Your task
Omit pictures and quote the listing below line by line, from its start through the line that holds "y_ticks = [0, 10, 20, 30, 40, 50, 60]".

Charts and diagrams as code
++++++++

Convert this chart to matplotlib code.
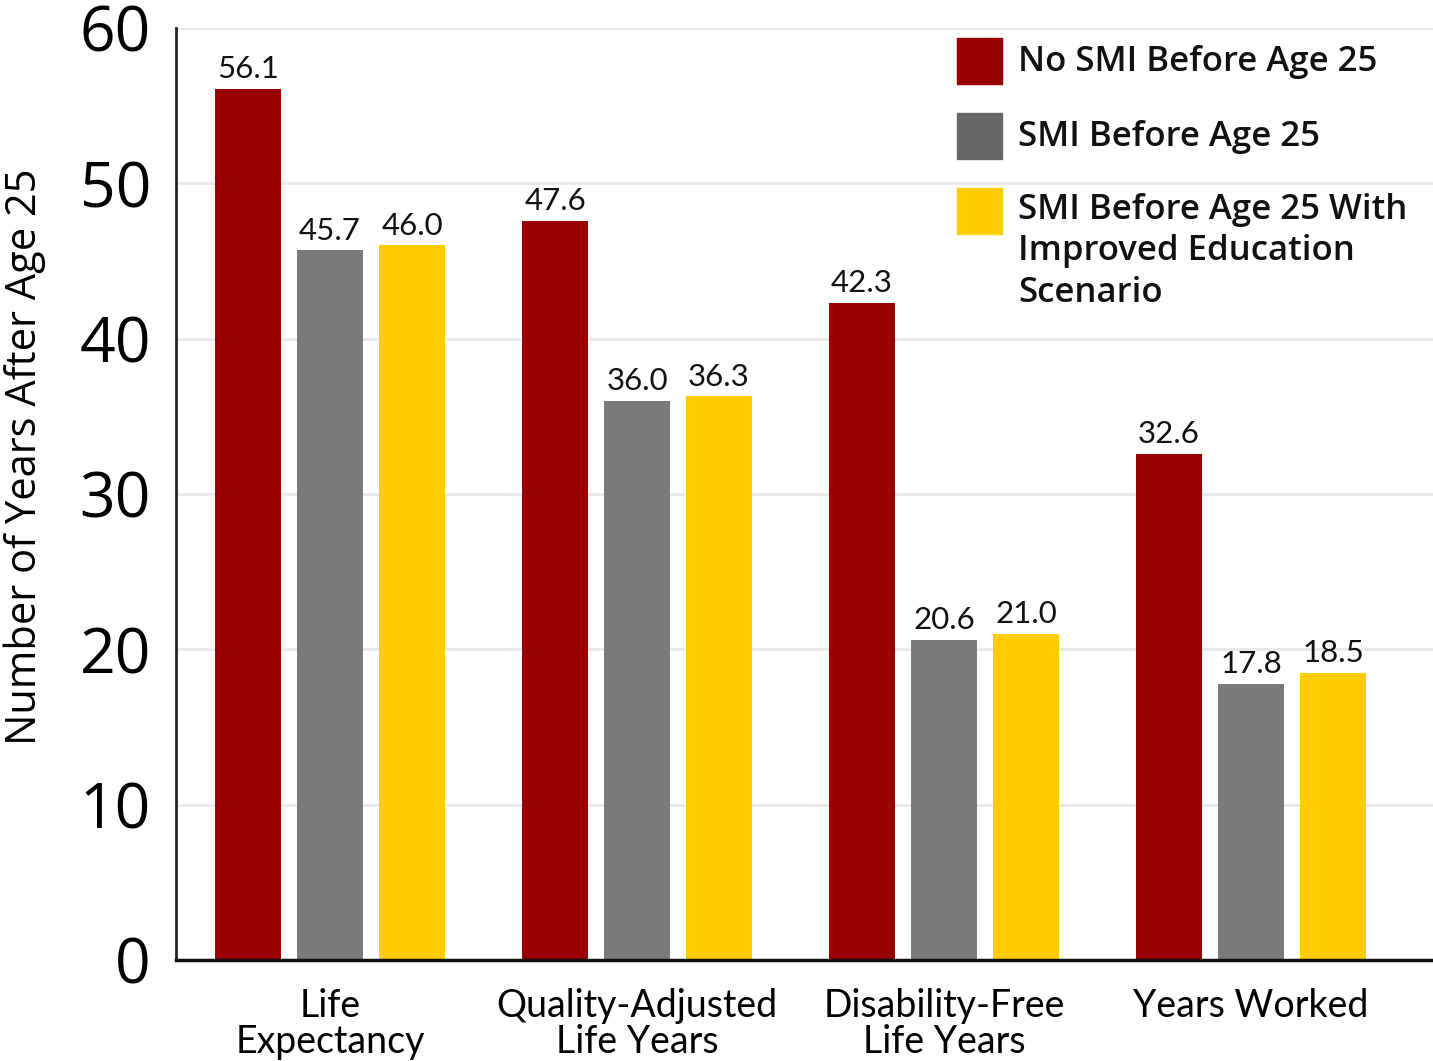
import matplotlib
matplotlib.use("Agg")
import matplotlib.pyplot as plt
import numpy as np
from matplotlib.patches import Rectangle

categories = ["Life\nExpectancy", "Quality-Adjusted\nLife Years", "Disability-Free\nLife Years", "Years Worked"]
series_names = ["No SMI Before Age 25", "SMI Before Age 25",
                "SMI Before Age 25 With\nImproved Education\nScenario"]
no_smi = [56.1, 47.6, 42.3, 32.6]
smi = [45.7, 36.0, 20.6, 17.8]
smi_edu = [46.0, 36.3, 21.0, 18.5]
y_ticks = [0, 10, 20, 30, 40, 50, 60]

bar_colors = ["#990000", "#7a7a7a", "#ffcc00"]
legend_colors = ["#990000", "#666666", "#ffcc00"]

fig = plt.figure(figsize=(14.33, 10.61), dpi=100)
ax = fig.add_axes([176/1433, 101/1061, 1 - 176/1433, (960-28)/1061])

x = np.arange(len(categories))
step = 0.267
width = 0.215
for i, (vals, col) in enumerate(zip([no_smi, smi, smi_edu], bar_colors)):
    bars = ax.bar(x + (i - 1) * step, vals, width=width, color=col, zorder=3)
    ax.bar_label(bars, labels=[f"{v:.1f}" for v in vals], padding=4,
                 fontsize=22.5, family="Lato", color="#111111")

ax.set_xlim(-0.502, 3.593)
ax.set_ylim(0, 60)
ax.set_yticks(y_ticks)
ax.set_yticklabels([str(t) for t in y_ticks], fontsize=45, family="Open Sans")
ax.set_xticks(x)
ax.set_xticklabels(categories, fontsize=27, family="Lato", linespacing=1.02)
ax.tick_params(axis="both", length=0)
ax.tick_params(axis="y", pad=18)
ax.tick_params(axis="x", pad=20)
ax.grid(axis="y", color="#e8e8e8", lw=2, zorder=0)
for s in ["top", "right"]:
    ax.spines[s].set_visible(False)
ax.spines["left"].set_linewidth(2)
ax.spines["left"].set_color("#222222")
ax.spines["bottom"].set_linewidth(2.5)
ax.spines["bottom"].set_color("#111111")
ax.spines["bottom"].set_zorder(4)

fig.text(25/1433, 1 - 457/1061, "Number of Years After Age 25", rotation=90,
         ha="center", va="center", fontsize=30, family="Open Sans")

# legend
W, H = 1433, 1061
patch_tops = [38, 113, 188]
text_ys = [60, 135, 208]
for top, ty, col, name in zip(patch_tops, text_ys, legend_colors, series_names):
    fig.patches.append(Rectangle((957/W, 1 - (top + 46)/H), 45/W, 46/H,
                                 transform=fig.transFigure, color=col, zorder=5))
    fig.text(1018/W, 1 - (ty - 15)/H, name, ha="left", va="top", fontsize=25,
             family="Open Sans", weight="semibold", linespacing=1.28, color="#111111")

fig.savefig("out.png", dpi=100)
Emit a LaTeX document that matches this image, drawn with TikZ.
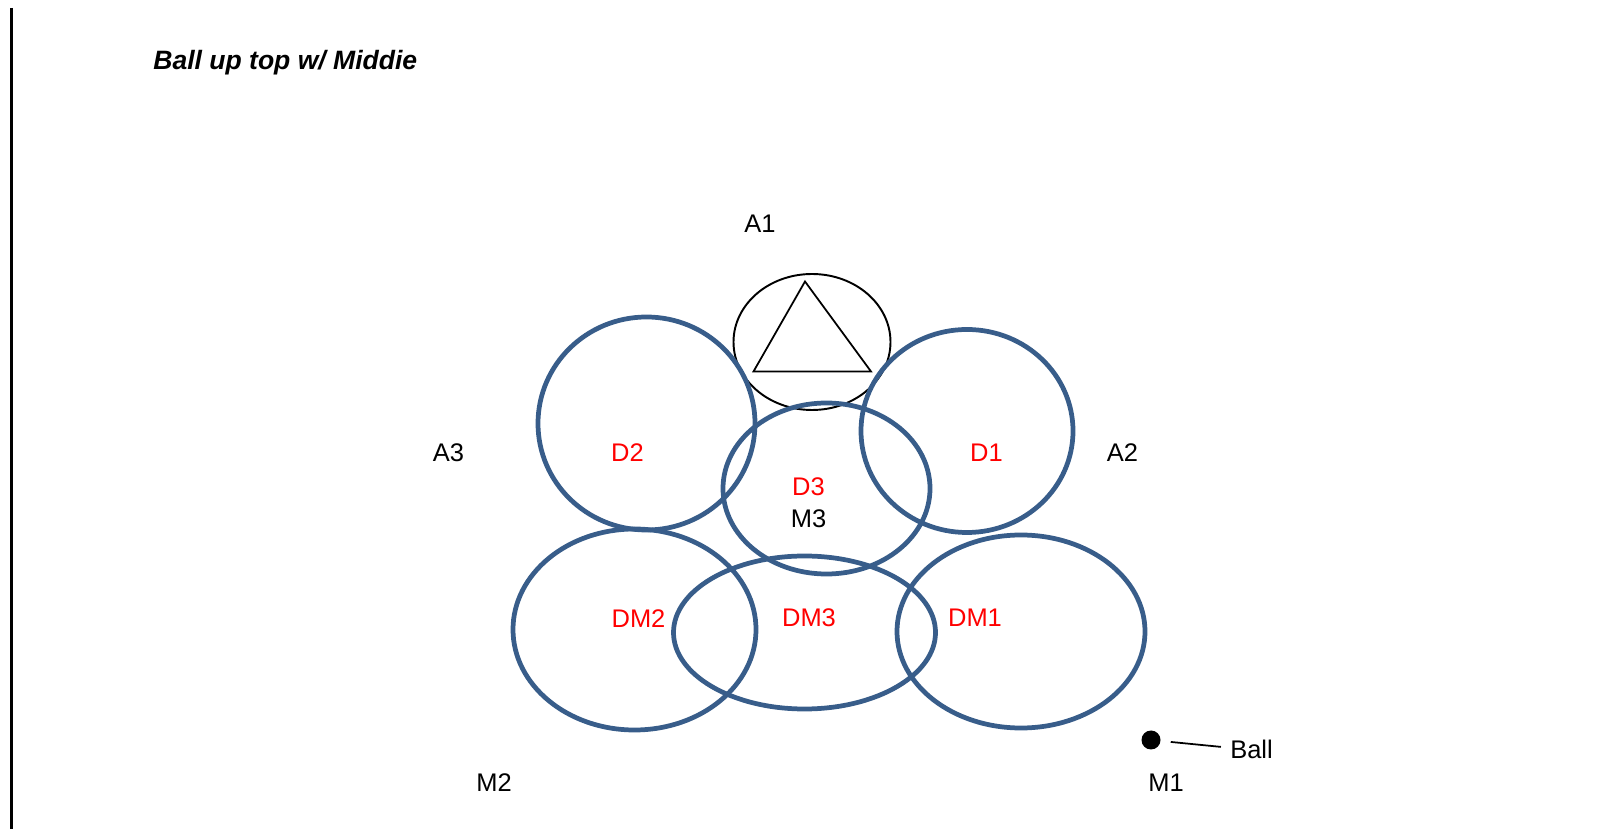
\documentclass[tikz,border=0pt]{standalone}
\usepackage{fontspec}
\setmainfont{Liberation Sans}
\definecolor{zoneblue}{HTML}{385D8A}
\definecolor{defred}{HTML}{FF0000}
\tikzset{zone/.style = {draw=zoneblue, line width=2.7pt},
         lbl/.style = {inner sep=0pt, anchor=base, font=\fontsize{14.5pt}{17pt}\selectfont},
         deflbl/.style = {lbl, text=defred}}
\usetikzlibrary{calc}

\begin{document}
\begin{tikzpicture}
  	\useasboundingbox (0,0) rectangle (32.26,-16.58);
  	\draw[line width=1.9pt] (0.23,-0.16) -- (0.23,-16.58);
  	\node[lbl, anchor=base west, font=\fontsize{15.1pt}{18pt}\selectfont\bfseries\itshape] (title) at (3.06,-1.40) {Ball up top w/ Middie};
  	\draw[line width=1.1pt] (16.24,-6.84) ellipse [x radius=1.57, y radius=1.36];
    \draw[line width=1pt] (16.10,-5.63) -- (17.42,-7.43) -- (15.07,-7.43) -- cycle;
    \draw[zone] (12.93,-8.47) ellipse [x radius=2.17, y radius=2.13];
    \draw[zone] (19.34,-8.62) ellipse [x radius=2.12, y radius=2.03];
    \draw[zone] (16.53,-9.77) ellipse [x radius=2.07, y radius=1.71];
    \draw[zone] (12.69,-12.59) ellipse [x radius=2.43, y radius=2.01];
    \draw[zone] (16.09,-12.65) ellipse [x radius=2.62, y radius=1.53];
    \draw[zone] (20.42,-12.63) ellipse [x radius=2.48, y radius=1.93];
    \node[lbl] (a1) at (15.20,-4.65) {A1};
    \node[lbl] (a2) at (22.45,-9.24) {A2};
    \node[lbl] (a3) at (8.97,-9.24) {A3};
    \node[deflbl] (d1) at (19.73,-9.24) {D1};
    \node[deflbl] (d2) at (12.55,-9.24) {D2};
    \node[deflbl] (d3) at (16.17,-9.92) {D3};
    \node[lbl] (m3) at (16.17,-10.55) {M3};
    \node[deflbl] (dm1) at (19.50,-12.54) {DM1};
    \node[deflbl] (dm2) at (12.77,-12.55) {DM2};
    \node[deflbl] (dm3) at (16.18,-12.53) {DM3};
    \node[lbl] (m1) at (23.32,-15.83) {M1};
    \node[lbl] (m2) at (9.88,-15.84) {M2};
    \node[circle, fill=black, inner sep=0pt, minimum size=0.38cm] (ball) at (23.02,-14.80) {};
    \node[lbl] (balllbl) at (25.03,-15.18) {Ball};
    \draw[line width=1pt, shorten <=2mm, shorten >=1.8mm] (ball) -- (balllbl);
  \end{tikzpicture}
\end{document}
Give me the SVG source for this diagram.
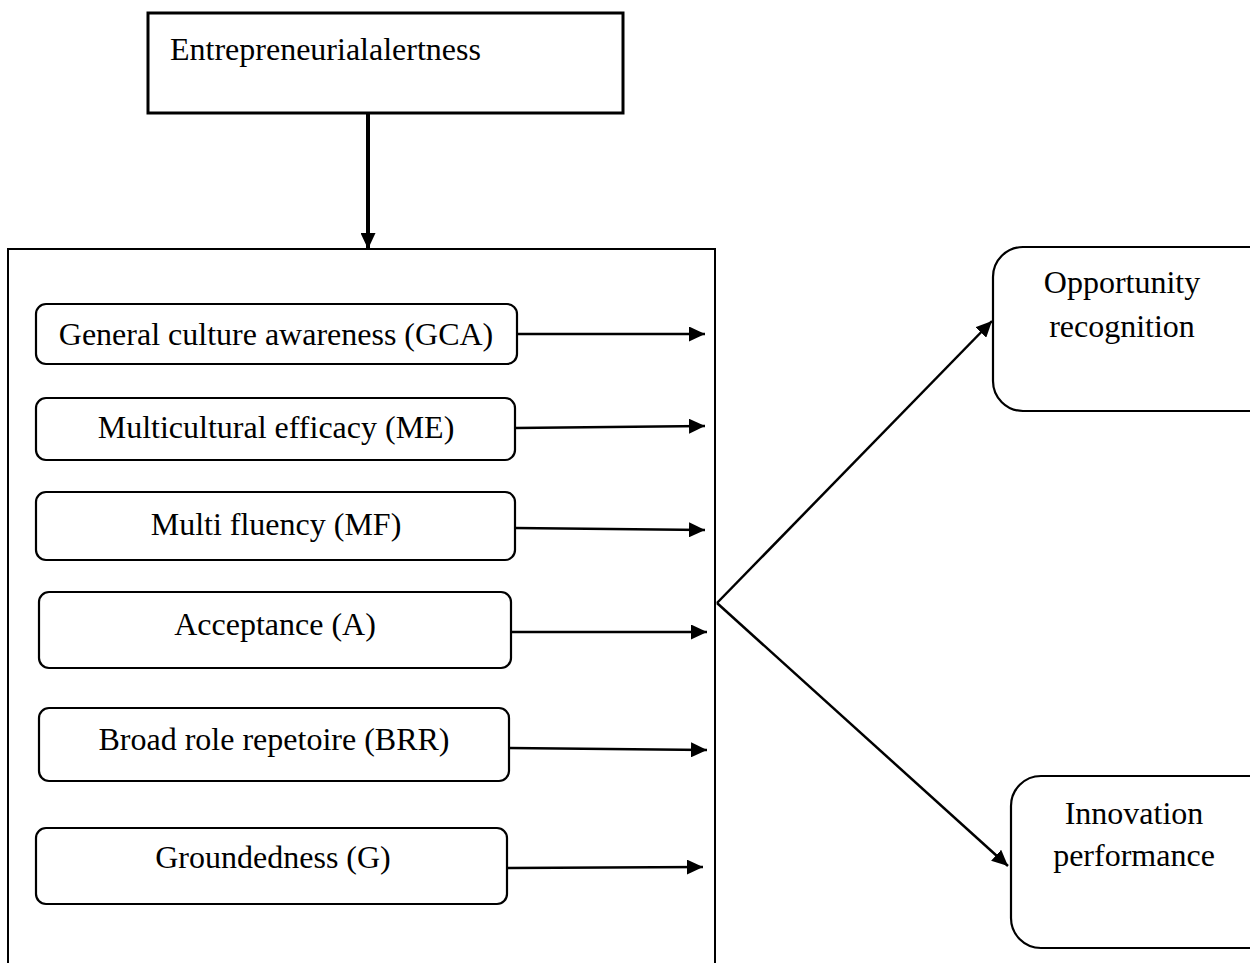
<svg xmlns="http://www.w3.org/2000/svg" width="1250" height="963" viewBox="0 0 1250 963">
<defs>
<marker id="ah" viewBox="0 0 16 15" markerWidth="16" markerHeight="15" refX="16" refY="7.5" orient="auto" markerUnits="userSpaceOnUse">
<path d="M0,0 L16,7.5 L0,15 z" fill="#000"/>
</marker>
<style>
text{font-family:"Liberation Serif","Times New Roman",serif;font-size:32px;fill:#000}
.c{text-anchor:middle}
.box{fill:#fff;stroke:#000;stroke-width:2.2}
.conn line{stroke:#000;stroke-width:2.5;marker-end:url(#ah)}
</style>
</defs>
<rect width="1250" height="963" fill="#fff"/>
<g id="container">
<rect x="8" y="249" width="707" height="730" fill="none" stroke="#000" stroke-width="2"/>
</g>
<g id="entrepreneurial-alertness">
<rect x="148" y="13" width="475" height="100" fill="#fff" stroke="#000" stroke-width="3"/>
<text x="170" y="60">Entrepreneurialalertness</text>
</g>
<g id="gca">
<rect class="box" x="36" y="304" width="481" height="60" rx="10"/>
<text class="c" x="276" y="345">General culture awareness (GCA)</text>
</g>
<g id="me">
<rect class="box" x="36" y="398" width="479" height="62" rx="10"/>
<text class="c" x="276" y="438">Multicultural efficacy (ME)</text>
</g>
<g id="mf">
<rect class="box" x="36" y="492" width="479" height="68" rx="10"/>
<text class="c" x="276" y="535">Multi fluency (MF)</text>
</g>
<g id="a">
<rect class="box" x="39" y="592" width="472" height="76" rx="10"/>
<text class="c" x="275" y="635">Acceptance (A)</text>
</g>
<g id="brr">
<rect class="box" x="39" y="708" width="470" height="73" rx="10"/>
<text class="c" x="274" y="750">Broad role repetoire (BRR)</text>
</g>
<g id="g">
<rect class="box" x="36" y="828" width="471" height="76" rx="10"/>
<text class="c" x="273" y="868">Groundedness (G)</text>
</g>
<g id="opportunity-recognition">
<rect class="box" x="993" y="247" width="290" height="164" rx="30"/>
<text class="c" x="1122" y="293">Opportunity</text>
<text class="c" x="1122" y="337">recognition</text>
</g>
<g id="innovation-performance">
<rect class="box" x="1011" y="776" width="270" height="172" rx="30"/>
<text class="c" x="1134" y="824">Innovation</text>
<text class="c" x="1134" y="866">performance</text>
</g>
<g id="connectors" class="conn">
<line x1="368" y1="113" x2="368" y2="249" style="stroke-width:4"/>
<line x1="517" y1="334" x2="705" y2="334"/>
<line x1="515" y1="428" x2="705" y2="426"/>
<line x1="515" y1="528" x2="705" y2="530"/>
<line x1="511" y1="632" x2="707" y2="632"/>
<line x1="509" y1="748" x2="707" y2="750"/>
<line x1="507" y1="868" x2="703" y2="867"/>
<line x1="717" y1="603" x2="992" y2="321"/>
<line x1="717" y1="603" x2="1008" y2="866"/>
</g>
</svg>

++++++++

Solved problem
Convert this chart to matplotlib code.
import matplotlib
matplotlib.use("Agg")
import matplotlib.pyplot as plt
import numpy as np
from matplotlib.patches import Rectangle

categories = ["Life\nExpectancy", "Quality-Adjusted\nLife Years", "Disability-Free\nLife Years", "Years Worked"]
series_names = ["No SMI Before Age 25", "SMI Before Age 25",
                "SMI Before Age 25 With\nImproved Education\nScenario"]
no_smi = [56.1, 47.6, 42.3, 32.6]
smi = [45.7, 36.0, 20.6, 17.8]
smi_edu = [46.0, 36.3, 21.0, 18.5]
y_ticks = [0, 10, 20, 30, 40, 50, 60]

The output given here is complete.